Goldsworthy was born in Marylebone, London. He travelled to India with his father, setting up a merchant business in Calcutta in 1854 and, together with his brother Sir Roger Tuckfield Goldsworthy (1839–1900), he joined the volunteer cavalry known as Havelock's Irregulars. During the Indian Mutiny of 1857, he won medals and was mentioned in dispatches. He was later commissioned into the 8th Hussars. In 1859 he was promoted lieutenant without purchase. In 1864, as a captain, he exchanged into the 91st Foot. In 1866 he was promoted brevetmajor and in 1868 he became a full major on half-pay. In 1874, still on half-pay, he was promoted brevet lieutenant-colonel and in 1880 brevet colonel. In 1882 he became lieutenant-colonel in the Essex Regiment. He was later promoted major general.[1] In 1897 Goldsworthy was receiving £ 466 per annum from the Indian revenues from annuities subscribed to while on service in India.[2]

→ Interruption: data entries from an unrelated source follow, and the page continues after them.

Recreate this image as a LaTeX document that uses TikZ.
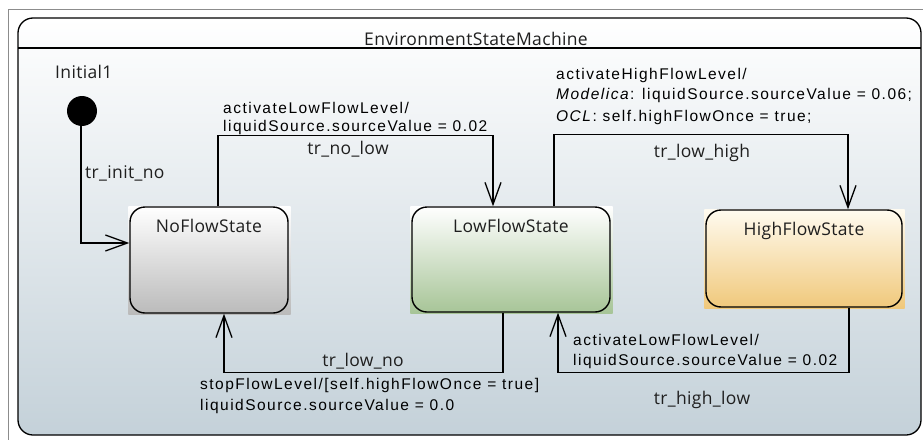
\documentclass[tikz,border=0pt]{standalone}
\usepackage{fontspec}
\usetikzlibrary{arrows.meta,backgrounds}
\newfontfamily\labfont[LetterSpace=9.6]{Liberation Sans}
\newfontfamily\segfont[LetterSpace=2]{Open Sans}
\definecolor{framebot}{RGB}{196,209,217}
\definecolor{nobot}{RGB}{186,186,186}
\definecolor{lowbot}{RGB}{166,196,150}
\definecolor{highbot}{RGB}{240,200,122}
\definecolor{hightop}{RGB}{255,251,240}
\begin{document}
\begin{tikzpicture}[x=1pt,y=-1pt,
  segtext/.style={font=\segfont\fontsize{17.5}{20}\selectfont, inner sep=0pt, text=black!88},
  labtext/.style={font=\labfont\fontsize{15.5}{19}\selectfont, inner sep=0pt, anchor=base west},
  statebox/.style={draw=black, line width=1.4pt, rounded corners=15pt, inner sep=0pt},
  conn/.style={draw=black, line width=1.3pt, -{Straight Barb[length=22pt,width=16pt,line width=1.3pt]}}
]
\useasboundingbox (0,0) rectangle (923,439);
\begin{scope}[on background layer]
\fill[white] (0,0) rectangle (923,439);
\shade[top color=white, bottom color=framebot, rounded corners=15pt] (18,18) rectangle (921,435);
\end{scope}
\draw[black!45, line width=1pt] (8,9) rectangle (940,450);
% state machine frame
\draw[line width=1.3pt, rounded corners=15pt] (18,18) rectangle (921,435);
\draw[line width=1.3pt] (18,48) -- (921,48);
\node[segtext, anchor=base] (title) at (476,45) {EnvironmentStateMachine};

% states
\node[statebox, minimum width=158pt, minimum height=106pt] (no) at (209,260) {};
\node[statebox, minimum width=198pt, minimum height=105pt] (lo) at (511,259.5) {};
\node[statebox, minimum width=196pt, minimum height=97pt] (hi) at (804,258.5) {};
\begin{scope}[on background layer]
\shade[top color=white, bottom color=nobot] ([xshift=-1pt,yshift=-1pt]no.south west) rectangle ([xshift=2pt]no.north east);
\shade[top color=white, bottom color=lowbot] ([xshift=-1pt,yshift=-1pt]lo.south west) rectangle ([xshift=2pt]lo.north east);
\shade[top color=hightop, bottom color=highbot] ([xshift=-1pt,yshift=-1pt]hi.south west) rectangle ([xshift=2pt]hi.north east);
\end{scope}
\node[segtext, anchor=base] (noT) at ([yshift=-26pt]no.north) {NoFlowState};
\node[segtext, anchor=base] (loT) at ([yshift=-26pt]lo.north) {LowFlowState};
\node[segtext, anchor=base] (hiT) at ([yshift=-26pt]hi.north) {HighFlowState};

% initial
\node[circle, fill=black, minimum size=30pt, inner sep=0pt] (init) at (82,111) {};
\node[segtext, anchor=base west] (initT) at (55,78) {Initial1};

% transitions
\draw[conn] ([xshift=-1pt]init.south) |- ([yshift=17pt]no.west);
\node[segtext, anchor=base west] (trInit) at (85,178) {tr\_init\_no};

\draw[conn] ([xshift=9pt]no.north) -- ++(0,-71) -| ([xshift=-18pt]lo.north);
\node[segtext, anchor=base] (trNoLow) at (348,154) {tr\_no\_low};
\node[labtext] (nlA) at (223,113) {activateLowFlowLevel/};
\node[labtext] (nlB) at (223,131) {liquidSource.sourceValue = 0.02};

\draw[conn] ([xshift=43pt]lo.north) -- ++(0,-72) -| ([xshift=44pt]hi.north);
\node[segtext, anchor=base] (trLowHigh) at (702,157) {tr\_low\_high};
\node[labtext] (lhA) at (556,79) {activateHighFlowLevel/};
\node[labtext] (lhB) at (556,99) {\textit{Modelica}: liquidSource.sourceValue = 0.06;};
\node[labtext] (lhC) at (556,121) {\textit{OCL}: self.highFlowOnce = true;};

\draw[conn] ([xshift=-8pt]lo.south) -- ++(0,60) -| ([xshift=15pt]no.south);
\node[segtext, anchor=base] (trLowNo) at (363,366) {tr\_low\_no};
\node[labtext] (lnA) at (200,389) {stopFlowLevel/[self.highFlowOnce = true]};
\node[labtext] (lnB) at (200,410) {liquidSource.sourceValue = 0.0};

\draw[conn] ([xshift=45pt]hi.south) -- ++(0,65) -| ([xshift=47pt]lo.south);
\node[segtext, anchor=base] (trHighLow) at (702,404) {tr\_high\_low};
\node[labtext] (hlA) at (573,345) {activateLowFlowLevel/};
\node[labtext] (hlB) at (573,365) {liquidSource.sourceValue = 0.02};
\end{tikzpicture}
\end{document}
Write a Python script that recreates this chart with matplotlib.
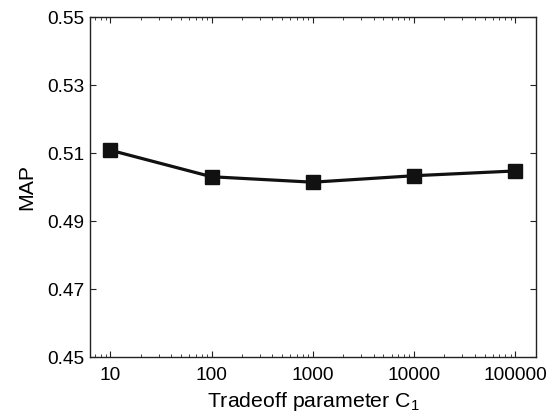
import matplotlib
matplotlib.use("Agg")
import matplotlib.pyplot as plt
from matplotlib.ticker import LogLocator, NullFormatter, FixedLocator, FixedFormatter

plt.rcParams['font.family'] = ['Liberation Sans', 'DejaVu Sans']
plt.rcParams['mathtext.default'] = 'regular'

c_values = [10, 100, 1000, 10000, 100000]
c_labels = ['10', '100', '1000', '10000', '100000']
map_values = [0.5109, 0.5031, 0.5015, 0.5034, 0.5048]
y_ticks = [0.45, 0.47, 0.49, 0.51, 0.53, 0.55]

fig = plt.figure(figsize=(5.49, 4.19), dpi=100)
ax = fig.add_axes([0.164, 0.147, 0.812, 0.812])
ax.plot(c_values, map_values, color='#111111', linewidth=2.3, marker='s',
        markersize=10, markerfacecolor='#111111', markeredgecolor='#111111')
ax.set_xscale('log')
ax.set_xlim(6.3, 160000)
ax.set_ylim(0.45, 0.55)
ax.xaxis.set_major_locator(FixedLocator(c_values))
ax.xaxis.set_major_formatter(FixedFormatter(c_labels))
ax.xaxis.set_minor_locator(LogLocator(base=10, subs=range(2, 10), numticks=20))
ax.xaxis.set_minor_formatter(NullFormatter())
ax.set_yticks(y_ticks)
ax.set_yticklabels(['%.2f' % v for v in y_ticks])
ax.tick_params(which='both', direction='in', top=True, right=True, labelsize=13.8, color='#222222')
ax.tick_params(axis='x', which='major', pad=7)
ax.tick_params(axis='y', which='major', pad=4)
ax.tick_params(which='major', length=4, width=0.8)
ax.tick_params(which='minor', length=2, width=0.6)
for s in ax.spines.values():
    s.set_linewidth(1.0)
    s.set_color('#222222')
ax.set_xlabel('Tradeoff parameter C$_1$', fontsize=15.3, labelpad=4)
ax.set_ylabel('MAP', fontsize=15.3, labelpad=8)
fig.savefig('out.png', dpi=100)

In March 1886 Goldsworthy presented a petition to Parliament asking to extend the voting franchise to women.[4]
He is credited with a donation of £105 to the Chelsea and Westminster Hospital in 1892.
In 1890, the 11,888 square feet (1,104.4 m2) Yaldham Manor, Kent was advertised in The Times and sold to Goldsworthy. He bred hunters and built the stables and carriage shed. Arthur Nye Peckham, who visited Yaldham in 1911 noted the general had "re-opened the great hall, which had been cut into four rooms".[5]